Als we meer zoals onze Heiland, Jezus Christus, willen worden, hebben we de plicht en het voorrecht om in iedereen vooruitgang te verwelkomen. Het is geweldig om licht te zien in de ogen van iemand die de verzoening van Jezus Christus heeft begrepen en die echte wijzigingen in zijn of haar leven aanbrengt! Zendelingen die vreugde ervoeren toen een bekeerling zich liet dopen en daarna naar de tempel ging, zijn getuige van de zegen die komt als we anderen toestaan — en aanmoedigen — om te veranderen. Leden die bekeerlingen verwelkomen die ogenschijnlijk niet in het koninkrijk passen, ervaren grote voldoening terwijl ze hen de liefde van de Heer helpen voelen. De grote schoonheid van het evangelie van Jezus Christus ligt in eeuwige vooruitgang. Verbetering wordt ons niet alleen toegestaan maar ook aangemoedigd en zelfs geboden, want ons doel is uiteindelijk volmaking.

President Thomas S. Monson heeft gezegd: ‘Op honderd kleine manieren draagt u allemaal de mantel van naastenliefde. […] Mogen wij elkaar niet veroordelen of bekritiseren, maar mogen wij de reine liefde van Christus hebben voor onze medereizigers op deze levensreis. Mogen wij inzien dat ieder haar [of zijn] best doet om de moeilijkheden aan te pakken die op [haar of zijn] weg komen, en mogen wij ernaar streven zelf ons best te doen om te helpen.’12

Positief geformuleerd is naastenliefde geduldig, vriendelijk en tevreden.

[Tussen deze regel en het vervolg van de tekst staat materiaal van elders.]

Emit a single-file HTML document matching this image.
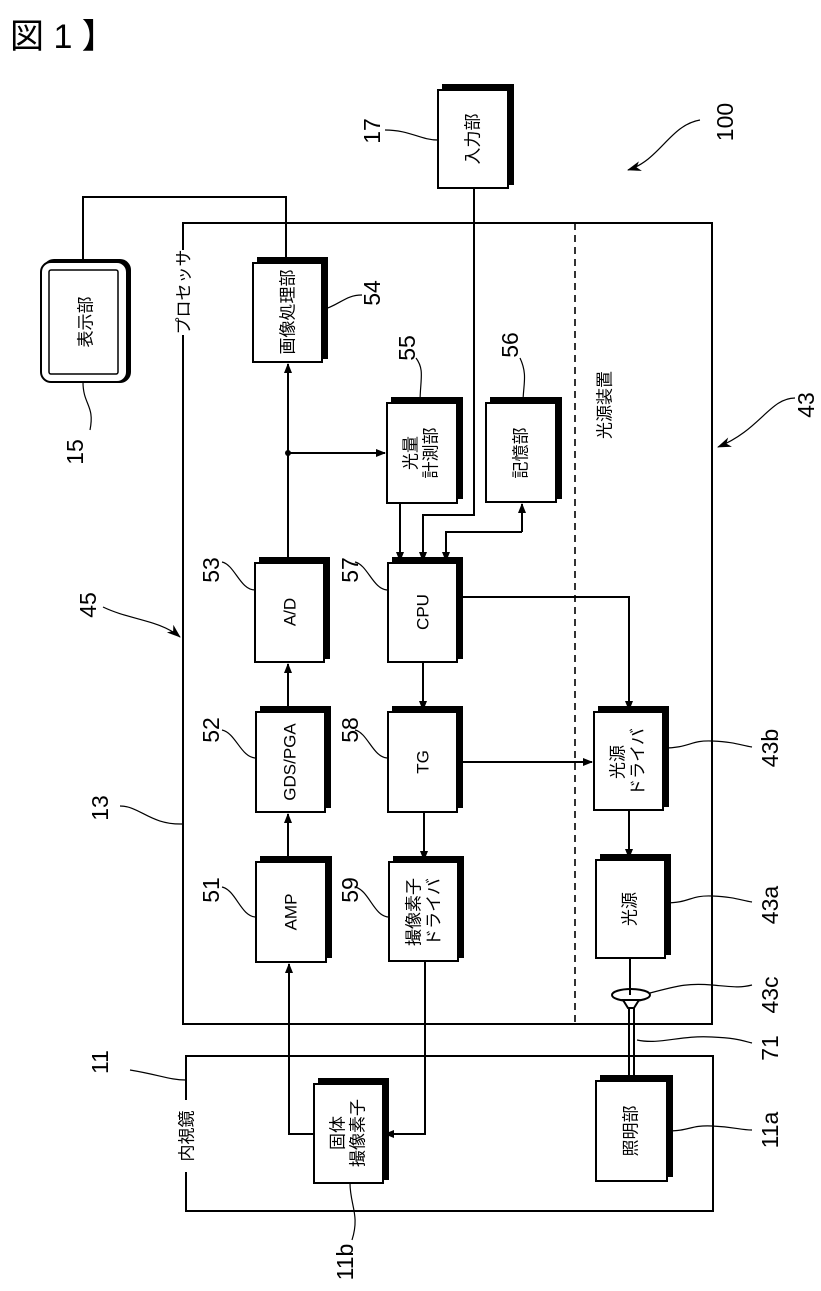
<!DOCTYPE html>
<html><head><meta charset="utf-8"><style>
html,body{margin:0;padding:0;background:#fff;}
svg{display:block;}
text{font-family:"Liberation Sans","Noto Sans CJK JP",sans-serif;fill:#000;}
.b{font-size:17px;}
.n{font-size:23px;}
</style></head><body>
<svg width="821" height="1291" viewBox="0 0 821 1291" xmlns="http://www.w3.org/2000/svg">
<defs>
<marker id="a" markerWidth="10" markerHeight="10" refX="9" refY="5" orient="auto" markerUnits="userSpaceOnUse">
<path d="M0,1 L10,5 L0,9 Z" fill="#000"/></marker>
<marker id="c" markerWidth="14" markerHeight="10" refX="13" refY="5" orient="auto" markerUnits="userSpaceOnUse">
<path d="M0,0 L14,5 L0,10 L4,5 Z" fill="#000"/></marker>
</defs>
<text x="10" y="48" style="font-size:34px">図 1 】</text>

<g fill="none" stroke="#000" stroke-width="2">
<path d="M183,250 L183,223 L712,223 L712,1024 L183,1024 L183,335"/>
<line x1="575" y1="223" x2="575" y2="1024" stroke-dasharray="7,5" stroke-width="1.6"/>
<path d="M186,1100 L186,1056 L713,1056 L713,1211 L186,1211 L186,1172"/>
</g>

<g stroke="#000" stroke-width="2">
<rect x="258" y="258" width="69" height="100" fill="#000"/><rect x="253" y="263" width="69" height="99" fill="#fff"/>
<rect x="260" y="558" width="69" height="100" fill="#000"/><rect x="255" y="563" width="69" height="99" fill="#fff"/>
<rect x="261" y="707" width="69" height="100" fill="#000"/><rect x="256" y="712" width="69" height="100" fill="#fff"/>
<rect x="261" y="857" width="70" height="100" fill="#000"/><rect x="256" y="862" width="70" height="100" fill="#fff"/>
<rect x="393" y="558" width="69" height="100" fill="#000"/><rect x="388" y="563" width="69" height="99" fill="#fff"/>
<rect x="393" y="707" width="69" height="100" fill="#000"/><rect x="388" y="712" width="69" height="100" fill="#fff"/>
<rect x="394" y="857" width="69" height="100" fill="#000"/><rect x="389" y="862" width="69" height="99" fill="#fff"/>
<rect x="392" y="398" width="70" height="100" fill="#000"/><rect x="387" y="403" width="70" height="100" fill="#fff"/>
<rect x="491" y="398" width="70" height="100" fill="#000"/><rect x="486" y="403" width="70" height="99" fill="#fff"/>
<rect x="443" y="85" width="70" height="99" fill="#000"/><rect x="438" y="90" width="70" height="98" fill="#fff"/>
<rect x="599" y="707" width="69" height="99" fill="#000"/><rect x="594" y="712" width="69" height="98" fill="#fff"/>
<rect x="601" y="855" width="69" height="99" fill="#000"/><rect x="596" y="860" width="69" height="98" fill="#fff"/>
<rect x="319" y="1079" width="69" height="100" fill="#000"/><rect x="314" y="1084" width="69" height="99" fill="#fff"/>
<rect x="601" y="1076" width="71" height="100" fill="#000"/><rect x="596" y="1081" width="71" height="100" fill="#fff"/>
<rect x="44" y="260" width="86" height="122" rx="10" fill="#000"/>
<rect x="41" y="262" width="86" height="120" rx="10" fill="#fff"/>
<rect x="49" y="270" width="69" height="104" rx="2" fill="none" stroke-width="1.5"/>
</g>

<g fill="none" stroke="#000" stroke-width="2">
<path d="M83,262 L83,197 L286,197 L286,263"/>
<line x1="288" y1="862" x2="288" y2="814" marker-end="url(#a)"/>
<line x1="288" y1="712" x2="288" y2="664" marker-end="url(#a)"/>
<line x1="288" y1="563" x2="288" y2="364" marker-end="url(#a)"/>
<line x1="288" y1="453" x2="385" y2="453" marker-end="url(#a)"/>
<line x1="423" y1="662" x2="423" y2="710" marker-end="url(#a)"/>
<line x1="424" y1="812" x2="424" y2="860" marker-end="url(#a)"/>
<line x1="400" y1="503" x2="400" y2="561" marker-end="url(#a)"/>
<path d="M474,188 L474,515 L423,515 L423,561" marker-end="url(#a)"/>
<path d="M522,532 L446,532 L446,561" marker-end="url(#a)"/>
<line x1="522" y1="532" x2="522" y2="504" marker-end="url(#a)"/>
<path d="M457,597 L629,597 L629,710" marker-end="url(#a)"/>
<line x1="457" y1="762" x2="592" y2="762" marker-end="url(#a)"/>
<line x1="629" y1="810" x2="629" y2="858" marker-end="url(#a)"/>
<line x1="630" y1="958" x2="630" y2="995"/>
<path d="M314,1134 L289,1134 L289,964" marker-end="url(#a)"/>
<path d="M425,961 L425,1134 L385,1134" marker-end="url(#a)"/>
</g>
<circle cx="288" cy="453" r="3" fill="#000"/>
<g fill="none" stroke="#000" stroke-width="2">
<ellipse cx="631" cy="995" rx="19" ry="6"/>
<path d="M623,1000 L639,1000 L634,1008 L628,1008 Z" fill="#fff"/>
<line x1="629" y1="1008" x2="629" y2="1081"/>
<line x1="634" y1="1008" x2="634" y2="1081"/>
</g>

<g fill="none" stroke="#000" stroke-width="1.2">
<path d="M83,382 C83,405 95,405 90,430"/>
<path d="M322,310 C340,305 345,295 362,295"/>
<path d="M420,403 C420,380 425,370 416,358"/>
<path d="M523,403 C523,385 528,375 520,358"/>
<path d="M438,140 C420,140 410,130 385,130"/>
<path d="M255,590 C240,590 235,565 222,562"/>
<path d="M388,590 C373,590 368,565 355,562"/>
<path d="M256,758 C241,758 236,733 222,730"/>
<path d="M388,758 C373,758 368,733 355,730"/>
<path d="M256,917 C241,917 236,890 222,887"/>
<path d="M389,917 C374,917 369,890 355,887"/>
<path d="M120,806 C140,806 150,825 183,824"/>
<path d="M103,607 C130,620 160,620 180,637" marker-end="url(#c)"/>
<path d="M700,120 C670,125 660,160 628,170" marker-end="url(#c)"/>
<path d="M795,398 C770,398 760,430 718,447" marker-end="url(#c)"/>
<path d="M663,748 C690,748 690,740 712,741 C735,742 740,745 752,747"/>
<path d="M665,903 C690,903 690,895 712,896 C735,897 740,900 752,902"/>
<path d="M650,993 C680,985 690,983 712,985 C735,987 740,988 752,985"/>
<path d="M637,1040 C660,1045 680,1035 712,1037 C735,1038 740,1040 752,1043"/>
<path d="M667,1131 C690,1131 690,1125 712,1126 C735,1127 740,1130 752,1130"/>
<path d="M350,1183 C350,1205 360,1215 352,1240"/>
<path d="M186,1080 C170,1080 160,1075 130,1070"/>
</g>

<g class="b" text-anchor="middle" dominant-baseline="central">
<text transform="translate(86,322) rotate(-90)">表示部</text>
<text transform="translate(288,312) rotate(-90)">画像処理部</text>
<text transform="translate(473,139) rotate(-90)">入力部</text>
<text transform="translate(290,612) rotate(-90)">A/D</text>
<text transform="translate(290,762) rotate(-90)">GDS/PGA</text>
<text transform="translate(291,912) rotate(-90)">AMP</text>
<text transform="translate(423,612) rotate(-90)">CPU</text>
<text transform="translate(423,762) rotate(-90)">TG</text>
<text transform="translate(414,912) rotate(-90)">撮像素子</text>
<text transform="translate(434,912) rotate(-90)">ドライバ</text>
<text transform="translate(411,453) rotate(-90)">光量</text>
<text transform="translate(431,453) rotate(-90)">計測部</text>
<text transform="translate(521,453) rotate(-90)">記憶部</text>
<text transform="translate(618,762) rotate(-90)">光源</text>
<text transform="translate(638,762) rotate(-90)">ドライバ</text>
<text transform="translate(630,909) rotate(-90)">光源</text>
<text transform="translate(338,1133) rotate(-90)">固体</text>
<text transform="translate(358,1133) rotate(-90)">撮像素子</text>
<text transform="translate(631,1131) rotate(-90)">照明部</text>
<text transform="translate(184,292) rotate(-90)">プロセッサ</text>
<text transform="translate(605,405) rotate(-90)">光源装置</text>
<text transform="translate(187,1136) rotate(-90)">内視鏡</text>
</g>
<g class="n" text-anchor="middle" dominant-baseline="central">
<text transform="translate(725,122) rotate(-90)">100</text>
<text transform="translate(372,131) rotate(-90)">17</text>
<text transform="translate(75,452) rotate(-90)">15</text>
<text transform="translate(372,293) rotate(-90)">54</text>
<text transform="translate(407,348) rotate(-90)">55</text>
<text transform="translate(510,345) rotate(-90)">56</text>
<text transform="translate(806,405) rotate(-90)">43</text>
<text transform="translate(88,605) rotate(-90)">45</text>
<text transform="translate(211,570) rotate(-90)">53</text>
<text transform="translate(350,570) rotate(-90)">57</text>
<text transform="translate(211,730) rotate(-90)">52</text>
<text transform="translate(350,730) rotate(-90)">58</text>
<text transform="translate(211,890) rotate(-90)">51</text>
<text transform="translate(350,890) rotate(-90)">59</text>
<text transform="translate(100,808) rotate(-90)">13</text>
<text transform="translate(770,748) rotate(-90)">43b</text>
<text transform="translate(770,905) rotate(-90)">43a</text>
<text transform="translate(770,995) rotate(-90)">43c</text>
<text transform="translate(770,1048) rotate(-90)">71</text>
<text transform="translate(100,1062) rotate(-90)">11</text>
<text transform="translate(770,1130) rotate(-90)">11a</text>
<text transform="translate(345,1262) rotate(-90)">11b</text>
</g>
</svg>
</body></html>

Naastenliefde zet anderen op de eerste plaats, is nederig, beheerst zichzelf, zoekt het goede in anderen en verheugt zich als het anderen goed gaat.13

Zullen wij als zusters (en broeders) in Zion ‘zijde aan zijde staan en […] in liefde […] schragen en steeds [opbouwen], […] steunen en helpen waar nood wordt vermeend’?14 Kunnen wij in liefde en hoop de schoonheid in anderen zien en omarmen, en vooruitgang toestaan en aanmoedigen? Kunnen wij ons over de prestaties van anderen verheugen en onderwijl aan onze eigen ontwikkeling blijven werken?

Ja, we kunnen thuis, op school en op de werkvloer het licht van het evangelie uitstralen als we het positieve in anderen zien en bespreken, en het niet zo positieve vergeten. Ik ben dankbaar dat onze Heiland, Jezus Christus, bekering mogelijk heeft gemaakt voor ieder van ons die onvermijdelijk in deze onvolmaakte en soms moeilijke wereld heeft gezondigd!

Ik getuig dat wij, als wij zijn volmaakte voorbeeld volgen, de gave van naastenliefde kunnen ontvangen, waardoor wij grote vreugde zullen ervaren in dit leven en de beloofde zegening van een eeuwig leven bij onze Vader in de hemel kunnen genieten. In de naam van Jezus Christus. Amen.